The Baltic state of Latvia is demanding $712 million (356 million lat) from Russia for environmental damage allegedly caused during the Soviet era.
Edmunds Stankevich, who heads the official Latvian commission looking into the issue, said: "these are the preliminary figures. The total damage has yet to be calculated."
The environmental report is one of many being produced by the government commission.
In an earlier report it claimed the Soviet occupation deprived Latvia of national income equal to what an individual may produce for 10 billion years.
Having assessed the environmental damage, the commission is busy with the economic, social and demographic harm allegedly inflicted by the USSR.
Latvia is expected to finish counting its might-have-beens and present Russia with a final bill as soon as in 2010. Experts assume the total sum of damages claimed could eventually top $20 billion.
”The commission’s activity is a real wrecking.

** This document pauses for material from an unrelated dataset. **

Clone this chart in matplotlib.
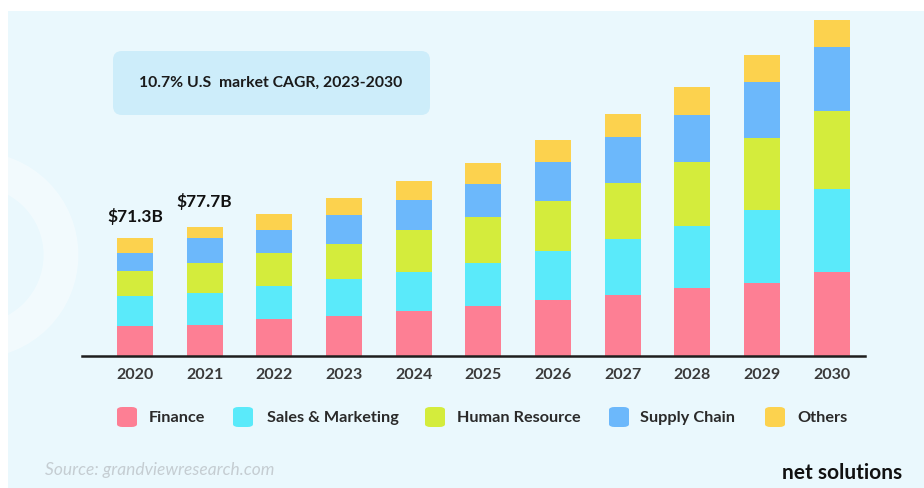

They are making the claims amid the warming in the Russian-Latvian relations,” Andrey Klementiev, a member of the Latvian parliament, says.
”I’m wondering why the government keeps on funding the work of this commission, given the current economic crisis. Many hospitals have been recently closed, thousands of doctors, policemen, professors fired while the commission continues assessing the Soviet era occupation damages.”
Russia has many times rejected Latvia's claims.
Expert in the issue, Vladimir Simindey, sees a number of reasons behind the Latvian government’s move.
”That’s the initiative of a group of Latvian politicians, who eye to initiate a kind of Nuremberg trials on the former Soviet Union. Then, of course, it’s a tool of mobilizing some part of the Latvian electorate as well as gearing the Anti-Russian stance within the European Union,” Simindey said.
He added that in Latvia “it’s a sort of business for some politicians, who regularly get public money for assessing Soviet-era damages.”
In this situation Russia needs to take a hard line and stop “playing footsie with Latvian government officials”, Simindey says.
This is not the first time a Baltic state has tried to get compensation from Russia for alleged outrages committed by the USSR. In 2008, the Lithuanian leadership made similar claims for $28 billion, while the Estonian Prime Minister Andrus Ansip said he was waiting for Russia’s apologies.
All three states were part of the Soviet Union from 1940 to 1991. Some commentators have noted that denying a common history with big neighbor Russia is a policy cornerstone of the political elite of the Baltic states.